[INSTRUCTIONS FOR THE TASK]
Retype only what runs from the first line of the records to the line with "W, H = 639, 592", inclusive, and no pictures.

[DATA SUPPLIED]
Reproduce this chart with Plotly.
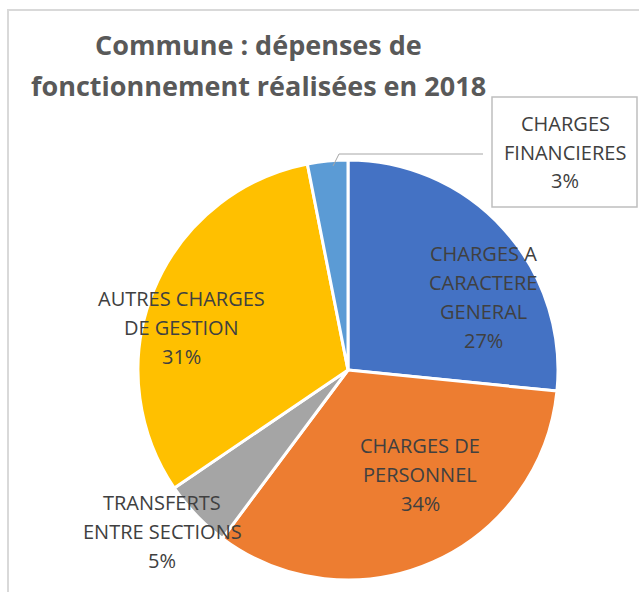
"""Pie chart: commune operating expenses 2018"""

import plotly.graph_objects as go

W, H = 639, 592

categories = ['CHARGES A CARACTERE GENERAL', 'CHARGES DE PERSONNEL',
              'TRANSFERTS ENTRE SECTIONS', 'AUTRES CHARGES DE GESTION',
              'CHARGES FINANCIERES']
label_lines = [['CHARGES A', 'CARACTERE', 'GENERAL'],
               ['CHARGES DE', 'PERSONNEL'],
               ['TRANSFERTS', 'ENTRE SECTIONS'],
               ['AUTRES CHARGES', 'DE GESTION'],
               ['CHARGES', 'FINANCIERES']]
values = [26.6, 33.6, 5.3, 31.4, 3.1]
colors = ['#4472C4', '#ED7D31', '#A5A5A5', '#FFC000', '#5B9BD5']

# label centre (first line) in screen pixels
label_pos = [(483, 253), (420, 445), (162, 502), (181, 298), (565, 123)]

title_lines = ['Commune : dépenses de', 'fonctionnement réalisées en 2018']


def px(x, y):
    return x / W, 1 - y / H


def add_lines(fig, lines, x, y, step, font):
    for i, t in enumerate(lines):
        xp, yp = px(x, y + i * step)
        fig.add_annotation(x=xp, y=yp, xref='paper', yref='paper', text=t,
                           showarrow=False, xanchor='center', yanchor='middle',
                           font=font)


fig = go.Figure()

# chart border (cropped on right/bottom)
x0, y0 = px(8, 10)
x1, y1 = px(680, 640)
fig.add_shape(type='rect', xref='paper', yref='paper', x0=x0, y0=y1, x1=x1, y1=y0,
              line=dict(color='#D9D9D9', width=2), layer='below')

dx0, dy1 = px(138, 160)
dx1, dy0 = px(558, 580)
fig.add_trace(go.Pie(
    labels=categories, values=values, sort=False, direction='clockwise',
    rotation=0, marker=dict(colors=colors, line=dict(color='white', width=3)),
    textinfo='none', showlegend=False,
    domain=dict(x=[dx0, dx1], y=[dy0, dy1])))

# callout box for small slice
bx0, by0 = px(492, 97)
bx1, by1 = px(637, 207)
fig.add_shape(type='rect', xref='paper', yref='paper', x0=bx0, y0=by1, x1=bx1, y1=by0,
              line=dict(color='#BFBFBF', width=1.5), fillcolor='white')
pts = [px(483, 154), px(339, 154), px(333, 166)]
path = 'M {} {} L {} {} L {} {}'.format(*[c for p in pts for c in p])
fig.add_shape(type='path', xref='paper', yref='paper', path=path,
              line=dict(color='#A6A6A6', width=1))

label_font = dict(family='Open Sans', size=20, color='#404040')
total = sum(values)
for lines, v, (lx, ly) in zip(label_lines, values, label_pos):
    add_lines(fig, lines + ['{:.0f}%'.format(v / total * 100)], lx, ly, 29, label_font)

add_lines(fig, title_lines, 258, 45, 40,
          dict(family='Open Sans', size=27, color='#595959', weight='bold'))

fig.update_layout(
    width=W, height=H,
    margin=dict(l=0, r=0, t=0, b=0),
    paper_bgcolor='white',
    plot_bgcolor='white')

# drop the default 8px page margin so the figure fills the window
fig.write_html('out.html', config={'displayModeBar': False},
               post_script="document.body.style.margin='0';document.body.style.overflow='hidden';")
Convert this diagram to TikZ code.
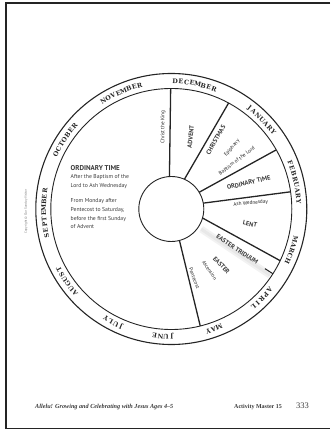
\documentclass[tikz,border=0pt]{standalone}
\usepackage{fontspec}
\setsansfont{PT Sans}
\newfontfamily\monthfont{DejaVu Serif}
\newfontfamily\footfont{Liberation Serif}

\definecolor{ink}{HTML}{242424}
\definecolor{txt}{HTML}{3A3A3A}

% month name set letter by letter, clockwise, centred on angle #1
% #2 = number of letters, #3 = letters, #4 = node prefix
\newcommand\monthname[4]{%
  \foreach \ch [count=\i] in {#3}
    \node[monthletter, name=#4\i, rotate={#1+((#2+1)/2-\i)*2.55-90}]
      at ({#1+((#2+1)/2-\i)*2.55}:127.6) {\ch};}

\begin{document}
\begin{tikzpicture}[x=1pt, y=1pt,
  rim/.style={draw=ink, line width=1.1pt},
  spoke/.style={draw=ink, line width=1.3pt},
  monthletter/.style={font=\monthfont\bfseries\fontsize{6.3}{7}\selectfont,
                      text=ink, inner sep=0pt},
  season/.style={font=\sffamily\bfseries\fontsize{6.3}{7}\selectfont,
                 text=txt, inner sep=0pt},
  feast/.style={font=\sffamily\fontsize{5.2}{6}\selectfont,
                text=ink, inner sep=0pt}
]
\useasboundingbox (0,0) rectangle (330,431);

% page frame
\draw[ink, line width=1.6pt] (330,428) -- (6,428) -- (6,2.5) -- (330,2.5);

\begin{scope}[shift={(171.3,222)}]
  \draw[rim] (0,0) circle[radius=135.5];
  \draw[rim, line width=0.9pt] (0,0) circle[radius=120.5];

  % triduum band: soft shade and stub
  \draw[black!5, line width=7pt] (-34:36) -- (-33.8:119);
  \draw[black!9, line width=3pt] (-34:36) -- (-33.8:119);
  \draw[spoke, line width=1pt] (-32.5:111) -- (-32.5:120.5);

  % season dividers
  \draw[spoke] (93.3:32.5) -- (90.3:120.5);
  \draw[spoke] (66.2:32.5) -- (61.6:120.5);
  \draw[spoke] (31:32.5)   -- (29.4:120.5);
  \draw[spoke] (10.4:32.5) -- (8.2:120.5);
  \draw[spoke] (-16.1:32.5) -- (-25.4:120.5);
  \draw[spoke] (-75.5:32.5) -- (-76.1:120.5);

  \node[circle, draw=ink, line width=0.9pt, fill=white,
        minimum size=65pt, inner sep=0pt] (hub) at (0,0) {};

  \monthname{79.3}{8}{D,E,C,E,M,B,E,R}{dec}
  \monthname{113.3}{8}{N,O,V,E,M,B,E,R}{nov}
  \monthname{147}{7}{O,C,T,O,B,E,R}{oct}
  \monthname{182}{9}{S,E,P,T,E,M,B,E,R}{sep}
  \monthname{214.6}{6}{A,U,G,U,S,T}{aug}
  \monthname{243}{4}{J,U,L,Y}{jul}
  \monthname{266.4}{4}{J,U,N,E}{jun}
  \monthname{289.4}{3}{M,A,Y}{may}
  \monthname{315.3}{5}{A,P,R,I,L}{apr}
  \monthname{341}{5}{M,A,R,C,H}{mar}
  \monthname{12.3}{8}{F,E,B,R,U,A,R,Y}{feb}
  \monthname{44.6}{7}{J,A,N,U,A,R,Y}{jan}
\end{scope}

% seasons and feasts
\node[feast, rotate=90]   (king)      at (163,304)     {Christ the King};
\node[season, rotate=84]  (advent)    at (190.7,294.3) {ADVENT};
\node[season, rotate=60]  (christmas) at (215.7,291)   {CHRISTMAS};
\node[feast, rotate=50]   (epiphany)  at (232,283)     {Epiphany};
\node[feast, rotate=37]   (baptism)   at (237,270)     {Baptism of the Lord};
\node[season, rotate=13]  (otright)   at (248.7,248.3) {ORDINARY TIME};
\node[feast, rotate=5]    (ashwed)    at (250.7,227.7) {Ash Wednesday};
\node[season, rotate=-12] (lent)      at (250,207)     {LENT};
\node[season, rotate=-34] (triduum)   at (237.3,181.7) {EASTER TRIDUUM};
\node[season, rotate=-47] (easter)    at (221.5,165.5) {EASTER};
\node[feast, rotate=-56]  (ascension) at (209.5,160.8) {Ascension};
\node[feast, rotate=-69]  (pentecost) at (194.3,152.7) {Pentecost};

\node[anchor=north west, align=left, inner sep=0pt, text=txt,
      font=\sffamily\fontsize{5.7}{8.7}\selectfont] (otleft) at (70.5,266)
  {{\bfseries\fontsize{7}{8.7}\selectfont ORDINARY TIME}\\
   After the Baptism of the\\Lord to Ash Wednesday\\[6.5pt]
   From Monday after\\Pentecost to Saturday,\\before the first Sunday\\of Advent};

\node[rotate=90, text=black!55, inner sep=0pt,
      font=\sffamily\fontsize{3.3}{4}\selectfont] (copyright) at (26,219.5)
  {Copyright © Our Sunday Visitor};

% footer
\node[anchor=base west, inner sep=0pt, text=txt,
      font=\footfont\bfseries\itshape\fontsize{6.2}{7}\selectfont] (series) at (35,22)
  {Allelu! Growing and Celebrating with Jesus Ages 4–5};
\node[anchor=base west, inner sep=0pt, text=txt,
      font=\footfont\bfseries\fontsize{6}{7}\selectfont] (master) at (234,22)
  {Activity Master 15};
\node[anchor=base west, inner sep=0pt, text=txt,
      font=\footfont\fontsize{8.5}{9}\selectfont] (pageno) at (296,22) {333};
\end{tikzpicture}
\end{document}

[EXERCISE RESULT]
Reproduce this chart with Plotly.
"""Pie chart: commune operating expenses 2018"""

import plotly.graph_objects as go

W, H = 639, 592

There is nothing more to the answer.